Monday, Jan. 20, 1930

Dr. Chekhov's Philanderer

THAT WORTHLESS FELLOW PLATONOV-- Anton Chekhov; translated by John Gournos--Button ($2.50).

Anton Chekhov, prince of Russian short-story writers, prince of Russian playwrights, wrote one play that has waited until now to be translated into English. Without the lucid depths, the sparkling shallows, of his masterpiece The Cherry Orchard, That Worthless Fellow Platonov obviously wells up from the same source. No one but a Russian, no Russian but warmhearted, skeptical Anton Chekhov, could have written it.

The scene is laid in a Russian provincial village. Anna Petrovna, a General's widow, who is frightfully in debt to Jew moneylenders and ought to be saving every kopek, is giving a party, with all the fixings --Chinese lanterns in the garden, music, fireworks, plenty of drink. All the neighbors are there, among them Schoolteacher Platonov, intelligent, charming, young, popular: the perfect lady-killer, but with too much Hamlet in his makeup. His wife adores him; they have a little son. Other women adore him too: his hostess, the General's widow, her daughter-in-law, Sofya, just married. Platonov is fond of his wife, but imagines that he is in love with Anna Petrovna, who is also being pursued by a rich old man and his Frenchified son.

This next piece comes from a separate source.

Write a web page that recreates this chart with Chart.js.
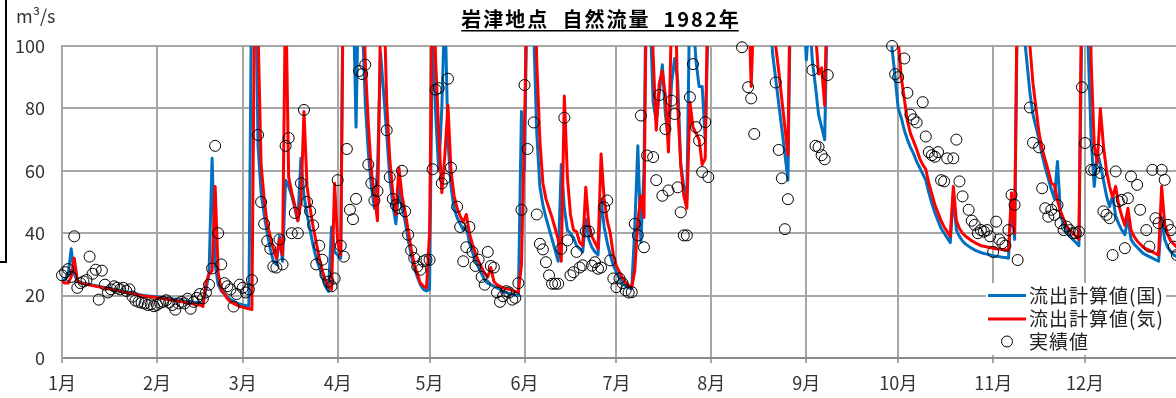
<!DOCTYPE html>
<html><head><meta charset="utf-8">
<script src="https://cdn.jsdelivr.net/npm/chart.js@4.4.1/dist/chart.umd.min.js"></script>
<style>
html,body{margin:0;padding:0;background:#fff;overflow:hidden;width:1176px;height:398px;}
#wrap{position:relative;width:1200px;height:398px;}
#frame{position:absolute;left:0;top:0;width:5px;height:261px;border-right:2px solid #000;border-bottom:2px solid #000;}
</style></head><body>
<div id="wrap"><canvas id="c" width="1200" height="398"></canvas><div id="frame"></div></div>
<script>
const titleText = '岩津地点  自然流量  1982年';
const unitText = 'm³/s';
const monthLabels = ['1月','2月','3月','4月','5月','6月','7月','8月','9月','10月','11月','12月'];
const monthStart = [0,31,59,90,120,151,181,212,243,273,304,334];
const yTicks = [0,20,40,60,80,100];
const seriesNames = ['流出計算値(国)','流出計算値(気)','実績値'];

// 流出計算値(国)  daily, Jan 1 .. Dec 31
const kuni = [
 25,25,26.5,35,27,24.5,24.2,24,23.8,23.6,23.4,23.2,23,22.8,22.6,22.4,22.2,22,21.8,21.6,21.4,21.2,21,20.8,20.6,20.4,20.2,20,19.9,19.8,19.7,
 19.6,19.5,19.3,19.2,19,18.9,18.8,18.6,18.5,18.3,18.2,18.1,17.9,17.8,17.7,17.6,22,27,64,30,23.5,21.5,20.5,19.5,18.8,18.2,17.7,17.3,
 17,16.8,16.5,130,140,68,53,46,40,35,31,30,39,31,57,55,52,48,44,64,52,46,41,36,32,29,26,23,21.3,42,34,
 33,32,150,180,150,120,74,130,110,82,66,55,48,60,98,85,72,58,49,43,55,48,44,38,33,29,26,23.5,22,21.5,
 22,110,78,60,80,115,70,55,48,45,43,41,42,37,34,31,29,27,25,24,23.5,23,22.5,22,21.3,21,20.7,20.4,20.2,20,79,
 60,130,140,105,72,55,49,45,41.5,38,34.5,31,62,48,41,40,38.5,36,35,34,44.5,38,35.5,34,33,51,42,37,33,29.7,
 27.5,25.5,24,23,22.5,22.2,42,68,37,60,150,110,82,76,85,94,78,70,88,96,89,62,55,51,120,110,95,87,87,70,110,
 150,170,160,140,130,150,180,200,170,150,140,130,120,105,120,150,160,150,130,112,97.5,89.5,81.5,73.5,65.5,57,130,160,150,130,115,
 95.5,110,95,87,78,74,70,120,160,180,170,160,150,170,190,180,160,150,140,150,160,150,140,130,140,150,130,115,99,90,
 80,77,73,70,67.5,65.5,63,61,59,57,53,49.5,46.5,44,41.5,40,38.5,37,52,41,39,37.5,36.5,35.8,35.2,34.6,34.2,33.8,33.5,33.3,33,
 32.8,32.6,32.5,32.3,32.2,32,51,38,120,110,105,95,85,78,74,70,65,61,57.5,54,51,63,46,42.5,40.5,39,38,37,36,110,
 140,100,70,55,66,62,57,52,48.5,52,45.5,43,41,39.5,45,38,36.5,35.5,34.5,33.5,33,32.5,32,31.5,31,45,38,35.5,34,33,32.5
];

// 流出計算値(気)
const ki = [
 24.5,24,24,26,32,25,24,23.8,23.6,23.4,23.2,23,22.8,22.6,22.4,22.2,22,21.8,21.6,21.4,21.2,21,20.8,20.6,20.4,20.2,20,19.8,19.7,19.6,19.5,
 19.4,19.2,19,18.9,18.7,18.5,18.4,18.2,18,17.9,17.7,17.5,17.3,17.1,17,16.5,24,27,28,55,27,22,20.5,19,18,17.5,17,16.5,
 16.3,16,15.8,15.5,130,105,62,51,43,39,35,32,38,33,120,58,53,49,44,50,79,55,48,42,37,32,28,25,23,22,56,
 37,33,140,190,160,130,110,120,130,95,75,60,52,44,110,120,82,64,53,46,61,52,47,41,35,30,27,24,23,22.5,
 40,130,95,72,53,65,81,60,52,48,45.5,43.5,46,40,36.5,33.5,31,29,27,26,29,24.5,23.5,23,22.5,22.2,22,21.7,21.3,21,30,
 74,130,150,140,95,70,56,51,48,45,41.5,38,31,84,58,46,41,40.5,37,36,54.7,42.5,39,37,35,65.4,51,44,40,33,
 29.5,27.5,25.5,24.3,23.2,22.7,28,44,52,45,140,130,97,73,88,92,84,66,110,130,81,62,52,48,82,74,72,70,62,64,130,
 150,180,170,150,140,160,190,210,180,160,150,140,120,87,115,160,170,160,140,125,110,100,92,83,74,65,140,170,160,140,125,
 130,120,110,104,91,93,81,130,170,190,180,170,160,180,200,190,170,160,150,160,170,160,150,140,150,160,150,135,120,110,
 102,90,83,76,72,69.5,67,64,62,60.5,56,52.5,49,46.5,44,42,40.5,39,55,44,41.5,40,39,38.3,37.6,37,36.5,36,35.8,35.6,35.4,
 35.2,35,34.9,34.8,34.7,34.5,53,40,130,120,115,130,100,88,80,72,67,63.5,60,56,55.5,50.5,47,44.5,42,41,40,39,38,130,
 150,150,95,68,62.5,80,68,60,55,51.5,55,49,45.5,42.5,48,41,39,37.5,36.5,35.5,35,34.5,34,33.5,33,55,43,39.5,37.5,36.5,35.5
];

// 実績値 (null = no mark shown)
const jisseki = [
 26.5,27.5,28.5,26,39,22.5,24,24.5,25,32.5,27,28.3,18.7,28,23.5,21,22,23,22.5,22,22.5,21.5,22,19.7,18.4,18,17.7,17.5,17,17.2,16.6,
 17,17.7,18,18.5,17.8,17,15.5,17.5,18,17.5,19,15.8,18,19.3,20.5,19.1,21,23.5,28.7,68,40,30,24,23,22,16.5,20.5,23.5,
 22.5,21,22,25,null,71.5,50,43,37.5,35,29.3,29,38,30,68,70.5,40,46.5,40,56,79.5,50,47,42.5,30,36,31.5,26.7,24.5,23,25.5,
 57,36,32.5,67,47.5,44.5,51,92,91,94,62,56,50.5,53.5,null,null,73,58,51,49,48,60,47,39.5,34.5,32,29.3,28.3,31,31.5,
 31.5,60.5,86,86.5,56,57.5,89.5,61,null,48.5,42,31,35.5,42,34,29.5,31.5,26,23.5,34,29.5,29,21,18,19.8,21.4,21,18.7,19.3,24,47.5,
 87.5,67,null,75.5,46,36.6,34.8,30.7,26.5,23.8,23.8,23.8,35,77,37.7,26.5,27.5,34,29,29.7,40.6,40.6,29.6,30.7,28.6,29,48.3,50.5,31.3,25.5,
 22.7,25.5,24,21.7,21,21.1,43,39.3,77.7,35.5,64.9,null,64.4,57,84.3,52,73.4,53.7,82.5,78.2,54.7,46.7,39.3,39.3,83.6,94.2,74,69.7,59.6,75.6,58,
 null,null,null,null,null,null,null,null,null,null,99.6,null,86.8,83.2,71.8,null,null,null,null,null,null,88.3,66.7,57.6,41.3,50.9,null,null,null,null,null,
 null,null,92.3,68,67.6,65,63.7,90.7,null,null,null,null,null,null,null,null,null,null,null,null,null,null,null,null,null,null,null,null,100,91,
 90,null,96,85,78,76.5,75.5,null,82,71,66,65,64.5,66,57,56.6,64,null,64,70,56.6,51.8,null,47.5,44,42.7,40,41,40.5,41,39,
 34,43.7,38,36.8,36,41,52.3,49.1,31.4,null,null,null,80.3,69,null,67.5,54.4,48,45.3,47.5,45.9,49,43.2,41,42.1,41,40,40,40.5,86.8,
 68.9,null,60.3,60.3,66.7,59.3,47,45.9,44.8,33,59.8,50.2,50.7,35.2,51.2,58.2,null,55.5,47.5,null,41,35.7,60.3,44.8,43.2,60.3,57.1,42.7,41,35.7,33
];

const FONT = '"Noto Sans CJK JP", "Noto Sans", sans-serif';
const toXY = arr => arr.map((v, i) => ({x: i, y: v}));
const BLUE = '#0070C0', RED = '#FF0000';

const decor = {
  id: 'decor',
  afterDraw(chart) {
    const ctx = chart.ctx;
    ctx.save();
    // legend box
    ctx.fillStyle = '#fff';
    ctx.fillRect(986, 283, 180, 72);
    const rows = [296, 319, 342];
    ctx.lineCap = 'butt';
    ctx.lineWidth = 3;
    ctx.strokeStyle = BLUE;
    ctx.beginPath(); ctx.moveTo(988, 295.5); ctx.lineTo(1026, 295.5); ctx.stroke();
    ctx.strokeStyle = RED;
    ctx.beginPath(); ctx.moveTo(988, 319); ctx.lineTo(1026, 319); ctx.stroke();
    ctx.lineWidth = 1; ctx.strokeStyle = '#000';
    ctx.beginPath(); ctx.arc(1007, 341.5, 5.5, 0, Math.PI * 2); ctx.stroke();
    ctx.fillStyle = '#222';
    ctx.font = '19px ' + FONT;
    ctx.textAlign = 'left';
    ctx.textBaseline = 'middle';
    if ('letterSpacing' in ctx) ctx.letterSpacing = '1px';
    seriesNames.forEach((t, i) => ctx.fillText(t, 1029, rows[i]));
    // title
    ctx.fillStyle = '#000';
    ctx.font = 'bold 20px ' + FONT;
    ctx.textBaseline = 'alphabetic';
    if ('letterSpacing' in ctx) ctx.letterSpacing = '2px';
    const tw = ctx.measureText(titleText).width;
    const tx = 601 - tw / 2;
    ctx.fillText(titleText, tx, 27);
    ctx.fillRect(tx, 30, tw - 2, 1.5);
    if ('letterSpacing' in ctx) ctx.letterSpacing = '0px';
    // unit
    ctx.fillStyle = '#333';
    ctx.font = '18px ' + FONT;
    ctx.fillText(unitText, 16, 23);
    ctx.restore();
  }
};

new Chart(document.getElementById('c'), {
  type: 'line',
  data: {
    datasets: [
      { label: seriesNames[2], data: toXY(jisseki), showLine: false, pointRadius: 5.5, pointHoverRadius: 5.5,
        pointBorderWidth: 1, pointBorderColor: '#000', pointBackgroundColor: 'rgba(0,0,0,0)', borderColor: '#000', clip: false, order: 0 },
      { label: seriesNames[1], data: toXY(ki), borderColor: RED, borderWidth: 3, pointRadius: 0, tension: 0,
        borderJoinStyle: 'round', borderCapStyle: 'round', clip: 0, order: 1 },
      { label: seriesNames[0], data: toXY(kuni), borderColor: BLUE, borderWidth: 3, pointRadius: 0, tension: 0,
        borderJoinStyle: 'round', borderCapStyle: 'round', clip: 0, order: 2 }
    ]
  },
  options: {
    responsive: false,
    animation: false,
    devicePixelRatio: 1,
    layout: { padding: { top: 46, right: 20, left: 0, bottom: 0 } },
    plugins: { legend: { display: false }, tooltip: { enabled: false }, title: { display: false } },
    scales: {
      x: {
        type: 'linear', min: 0, max: 365,
        afterBuildTicks: s => { s.ticks = monthStart.map(v => ({ value: v })); },
        afterFit: s => { s.height = 40; },
        ticks: { autoSkip: false, maxRotation: 0, minRotation: 0, padding: 9, color: '#333',
          font: { family: FONT, size: 18 },
          callback: v => monthLabels[monthStart.indexOf(v)] },
        grid: { color: '#a6a6a6', lineWidth: 2, drawTicks: true, tickLength: 5, tickColor: '#a6a6a6' },
        border: { display: true, color: '#8c8c8c', width: 2 }
      },
      y: {
        min: 0, max: 100,
        afterBuildTicks: s => { s.ticks = yTicks.map(v => ({ value: v })); },
        afterFit: s => { s.width = 62; },
        ticks: { padding: 17, color: '#333', font: { family: FONT, size: 18 } },
        grid: { color: '#a6a6a6', lineWidth: 2, drawTicks: false },
        border: { display: true, color: '#a6a6a6', width: 2 }
      }
    }
  },
  plugins: [decor]
});
</script>
</body></html>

Everyone gets at least slightly drunk. Platonov's wife goes home early. That worthless fellow is in great form: he has drunk a good deal, and it all goes to his heart. He makes love to his hostess, to the newly married Sofya, goes a little too far with Grekova, whom he humiliates by kissing soundly and then throwing on a table. When he gets home in the small hours, his adoring wife is waiting up for him, but he will not go to bed; he sits outside and indulges in remorse for his disgraceful conduct. Anna Petrovna comes looking for him; Sofya sends him a letter. The kind-hearted fellow promises to make Anna his mistress, then promises Sofya he will run away with her. Ensuing complications grow too much for him: his wife leaves him, he takes to drink in earnest, threatens to shoot himself. Sofya's husband intends to kill

Platonov, but finds he likes him. too well to do it. Finally, when Platonov's talented irresolution has landed everybody in a pretty pickle, and he is willing to do anything possible to make amends, Anna Petrovna's good sense seems about to straighten out the tangle; but Sofya, still madly in love with the worthless fellow, rushes in and shoots him. In spite of this violent finale, the play may be considered a comedy.

The text has been left as Chekhov abandoned it: many speeches, printed in brackets, would do well to come out, and no real Chekhovisms would be lost. From time to time his well-known' accents are heard: "When I philosophize I lie terribly." Says Platonov angrily to Vengerovitch: "There's no out-arguing a half-educated Jew." Meekly replies Vengerovitch: "No, there isn't. . . ." Says Anna Petrovna, trying to overcome Platonov's scruples: "Why, it's very simple: a woman has come to you . . . she loves you, and you love her. . . . The weather is lovely . . . what could be more simple? Where does philosophy come in? Or politics? Or do you want to show off?"

The Author. Anton Pavlovich Chekhov was a doctor who took to writing humorous pieces for Moscow journals to help defray the expenses of his unwieldy household. A bachelor, he had a larger family than many a paterfamilias, and they did their best to eat him out of house and home. When critics began to take his funny stories seriously, no one was more amused and surprised than Dr. Chekhov. When he started to write plays (Ivanov, Uncle Vanya, The Sea Gull, The Three Sisters, The Cherry Orchard} he got to know the members of Stanislavsky's famed Moscow Art Theatre, married Ac tress Olga Knipper. In 1904 Author Chekhov, 44, died at Badenweiler in the Black Forest. Author of a dozen plays, hundreds of short stories, he never wrote a novel. Though Chekhov has been called "the Russian Maupassant," all good Chekhovians think this intended praise too faint, think a reversal of the phrase would give Maupassant too much credit.